Monday, 30 April 2018

CHEERING THE ROYAL WEDDING (LIKE AN OBEDIENT CULT MEMBER)




ANOTHER ROYAL WEDDING, sprayed at us from every possible angle. Jammed down our throats. Average citizens blindly applauding and eating it up are, in my opinion, pretty much like a cult. Why? Because generally only in a cult do people readily accept being slaves, and actually applaud and revere the leaders who've persuaded them their being held hostage and/or committing ritual suicide is a desirable state of affairs. At very least, it's arguably a form of Stockholm Syndrome.

The same could be said of Tory voters who lack a property portfolio, a six figure salary, and/or an offshore bank account in the Cayman Islands: they're turkeys applauding Christmas.

I swear the biggest success (and arguable genius) of neo-liberal capitalism, the heir of colonialism, is that in countries like the UK and US, average struggling people actively vote for and support the individuals/groups who've actively taken all the resources from them. If you look at it objectively, it's sheer madness. But quite a feat on their part, no doubt.

Somehow the upper echelons have successfully propagated the idea that only the super-rich and established political classes can, and should, govern. That huge portions of society's wealth should belong to them alone, cordoned off. That 'order' and colonial notions of 'propriety' are a worthy pursuit over and above the common good, decency, or even basic humanity.

Millionaires-in-waiting


Indeed, financially disadvantaged Brits and Americans don't see themselves as 'poor': they see themselves as millionaires-in-waiting: just a promotion, a reality show or lottery win away from being part of the club themselves. It's as if the very existence of super-rich elites who exploit society are a beacon of inspiration for them.

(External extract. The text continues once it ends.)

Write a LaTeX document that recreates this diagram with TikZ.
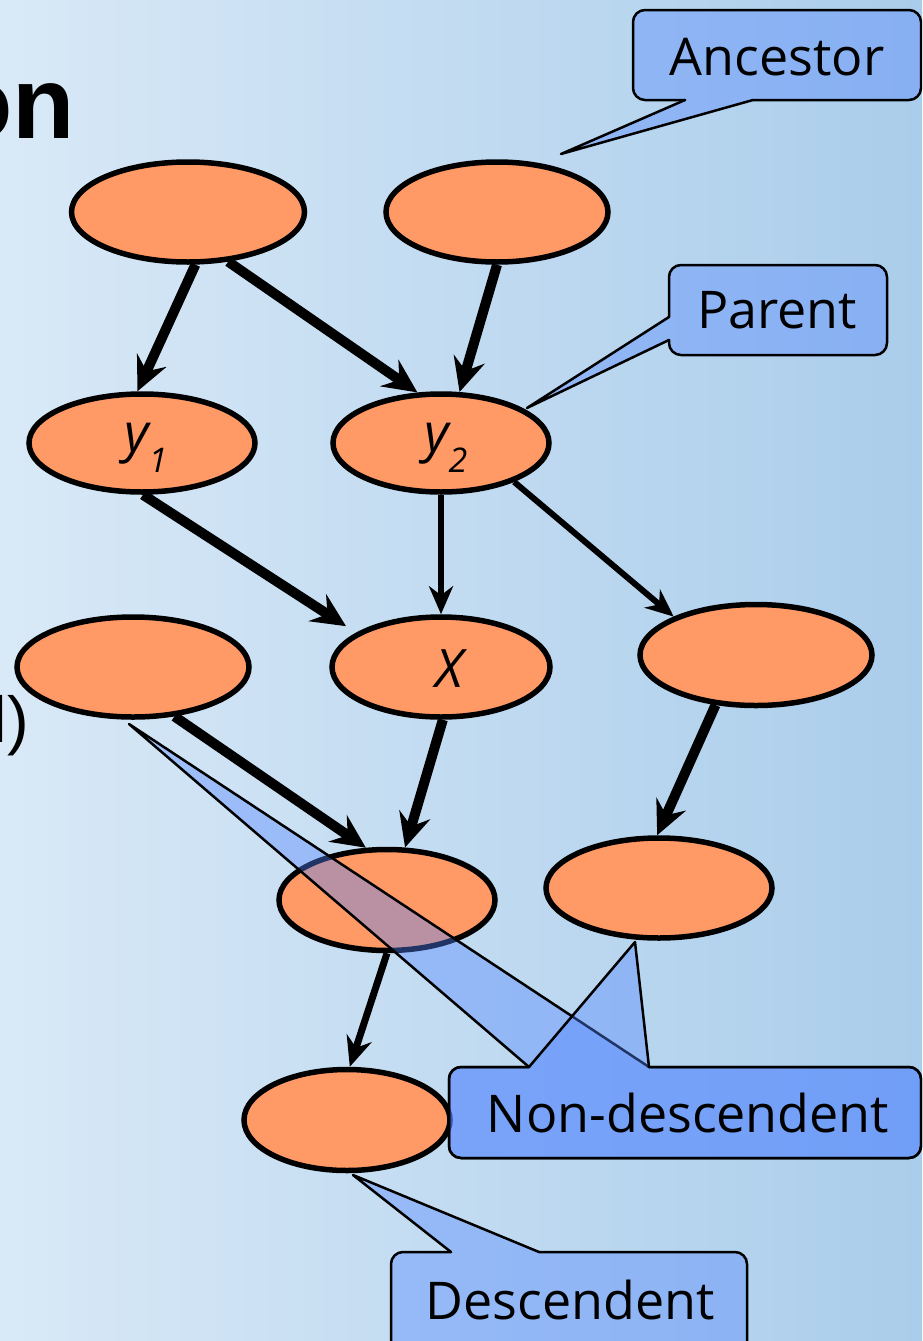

That is what they want for themselves and their families: the big mansion house with gates to keep all the little people out. They care far less for the happiness and concerns of wider society, only the aspirations of their OWN elevation. It's every man and woman for himself: that was Thatcher's 'gift' to us.

Millions of people live and die dreaming of wealth and comfort just around the corner, never realising they deserved a bigger piece of the pie any way: just by merit of being born into free societies and wealthy economies. They live and die never realising, if they'd actually stood alongside the 'little people' they were so desperate to avoid identifying with, due to a warped sense of egotism, they may very well have led a happier and more comfortable existence. Instead, they lived as fodder for their 'betters'. In the interim, while millions continue voting for these bastards and continue the dog-eat-dog mentality, demonising socialism and 'freeloader' types (thinking themselves so much 'better'), our society and welfare state is being firebombed. The rights of average people, are being firebombed. Our jobs and industries are disappearing one by one, going online and becoming automated, and soon, certainly in decades ahead, unemployment will spiral out of control. Little people will have nothing left.

A society in which everyone is better off, with more disposable income - especially those at the more vulnerable end of the scale - would make for a much happier nation. A far less angry, hostile, bitter and resentful nation. It would be a better residence for every last one of us. There will always be rich and poor, that is the way of things, but the gap between the two, and the disproportion in volume, has become far too wide. That simply has to be addressed, before it explodes like the ticking time bomb it is. Either society will have to eventually move to a model of Universal Basic Income (UBI) for all, or those of means will have to adopt increasingly hostile and totalitarian methods to keep an ever increasing starving majority at bay. You don't need to be Nostradamus to look down the road and see that isn't going to end well, or that extreme measures will eventually be resorted to. It's an equation that simply has to balance out, one way or another, sooner or later.

Harry Windsor seems a decent enough bloke, and Meghan Markle seems alright too. But I for one cannot celebrate the vaunted wealth/superiority of princes and TV stars; certainly not while growing numbers of homeless people in the UK are veritably rounded up in skips, just to make way for their idyllic day. Not while we sit beneath the boot of a government corrupt to the core, isolating our country and forcing our economy down the toilet. (I almost got through a whole article without mentioning Brexit!) And not while our society and amenities crumble to dust, and Nationalism rises before our very eyes.

Sort all that out: then I'll cheer the bloody royal wedding. Otherwise, I'll view it as the paltry and rather insulting distraction it is.